Endlich Originale

von Redaktion

Die Kunstgalerien haben wieder offen

VON ALEXANDER ALTMANN

Wer angesichts geschlossener Museen an Entzugserscheinungen leidet, für den gibt es jetzt endlich erste Gelegenheiten, den ästhetischen Hunger zu stillen. Ab sofort haben die Kunstgalerien wieder geöffnet. Mit drangvoller Enge ist kaum zu rechnen, trotzdem weisen die Galerien darauf hin, dass eine Anmeldung des Besuchs zwar nicht zwingend ist, aber zumindest vorteilhaft wäre, um Wartezeiten zu vermeiden. Wir haben für Sie eine Auswahl interessanter Ausstellungen in München zusammengestellt.

Keinen Geringeren als Goethe bemüht die Galerie Fenna Wehlau (Amalienstr. 24) für den Titel ihrer Ausstellung: „Ich ging im Walde so für mich hin, und nichts zu suchen, das war mein Sinn“ heißt die großartige Schau mit Holzskulpturen von Stefan Wurmer (3200 bis 18 000 Euro) und Fotografien von Bruno Augsburger (2200 bis 5400 Euro).

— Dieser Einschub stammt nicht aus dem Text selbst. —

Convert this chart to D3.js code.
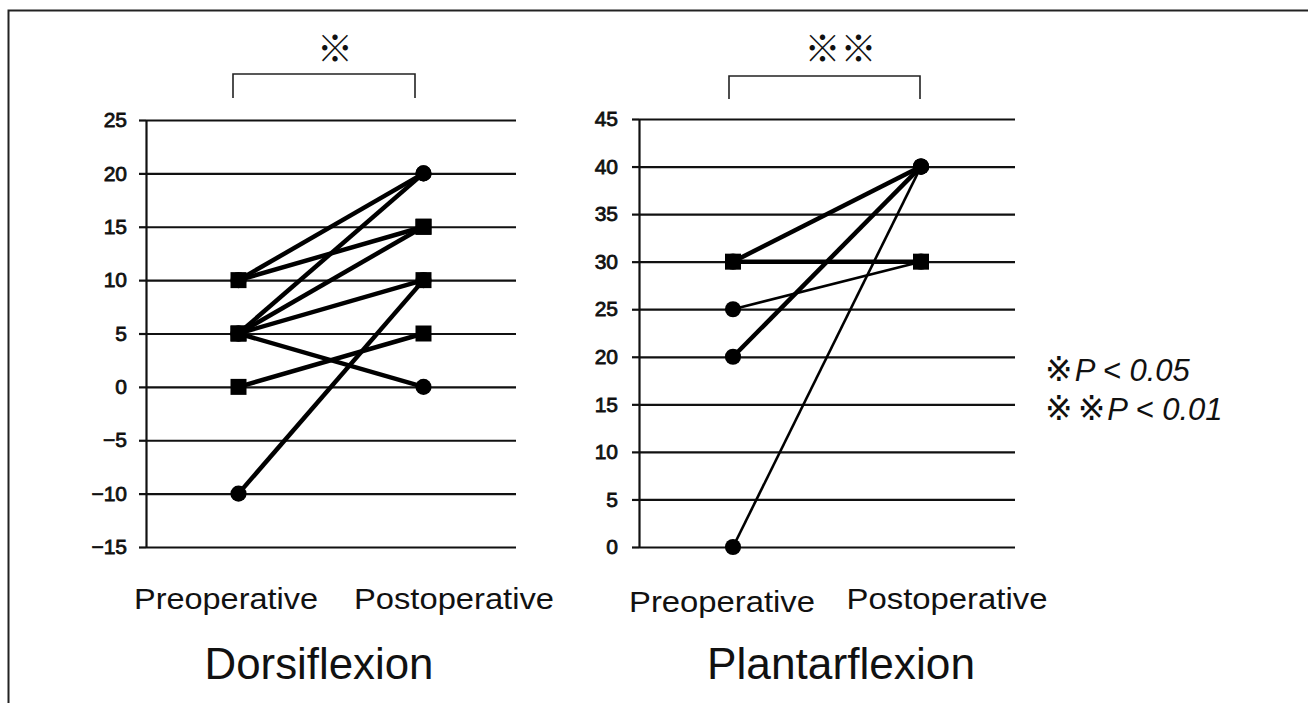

Wer hier glaubt, er steht im Wald, liegt doppelt richtig. Zum einen, weil dieses Gefühl der Orientierungslosigkeit in der aktuellen Situation sicher nicht ungewöhnlich ist, zum anderen natürlich auch, weil die gezeigten Werke solche Assoziationen auslösen.

An verwunschene Zauberwälder erinnern die Szenerien auf Augsburgers Fotos, die etwa kreuz und quer wachsende Stämme mit langen Moosbärten zeigen, ein fast märchenhaftes Dickicht, von dem man kaum glauben kann, dass es nicht nur in unserer Fantasie, sondern wirklich existiert. Gleichwohl sind es keine heimeligen Idyllen, sondern man spürt das latent Unheimliche, das in der wuchernden Natur auch steckt und das der Fotograf zu bannen sucht, indem er gestaltlos dräuenden Eindrücken Halt in der Komposition gibt. Ähnlich verhält es sich mit Wurmers Arbeiten, die buchstäblich auch „vom Woid dahoam“ sind: aus massiven Baumstamm-Trümmern erschafft der Niederbayer mit der Kettensäge luftig-poröse Gebilde oder ausgehöhlte Kugeln, Zylinder, Quader. Gerade durch die verfremdende Wirkung der (Hohl-)Form wird die Materialität des Holzes dingfest gemacht in ihrer Ambivalenz aus massiger Schwere und organischer Lebendigkeit. (Bis 25. Juli; Di.-Fr. 13-18 Uhr, Sa. 13-16 Uhr.)

Holz in Gestalt von Ästen verwendet auch Jessica Buhlmann für ihre Groß-Mobiles, die nebst Gemälden in der Galerie Nicole Gnesa zu sehen sind (Kolosseumstr. 6). Die Verbindung roher Naturprodukte mit der Künstlichkeit monochromer Farbtäfelchen, die ebenfalls im Mobile baumeln, sorgt – naturgemäß – für reizvolle Spannung. Zwischen 1400 und 12 800 Euro kosten die Arbeiten der jungen Berliner Künstlerin.

Eine irritierende Mischung aus Grusel und Appetitlichkeit rufen die faszinierenden Keramikobjekte von Mira Makai hervor (450 bis 3500 Euro). Die bunten Röhren-, Schlingen- und Rillen-Verklumpungen der Ungarin erinnern einerseits an Gekröse, andererseits haben sie etwas Fruchtig-Vegetabiles. Glücklicherweise wird dieser unwiderstehlich schwindelerregende Sog der inhaltlichen Assoziationen durch die spröde Anmut der Arbeiten formal abgefangen. Zu erleben ist dieser ästhetische Bungee-Sprung in der Galerie Susan Boutwell, Theresienstraße 48. (Bis 16. Mai; Mi.-Fr. 12-18 Uhr, Sa. 12-15 Uhr.)

Ebenfalls durch ihre Befremdlichkeit faszinieren die Arbeiten von Lev Khesin in der Galerie Smudajeschek (Schwindstr. 3). Der in Berlin lebende Russe mischt Pigmente in Silikon und formt es zu Wandobjekten von betörender Farbintensität (1600 bis 11 200 Euro). Indem diese zwischen Gemälde und Plastik changierenden Werke an den Rändern amorph ausfransen, beschwören sie eine Art bildnerische „Unschärferelation“ und drängen in ergreifender Weise auf Entgrenzung. (Bis 23. Mai; Do./Fr. 11-18 Uhr, Sa. 11-16 Uhr.)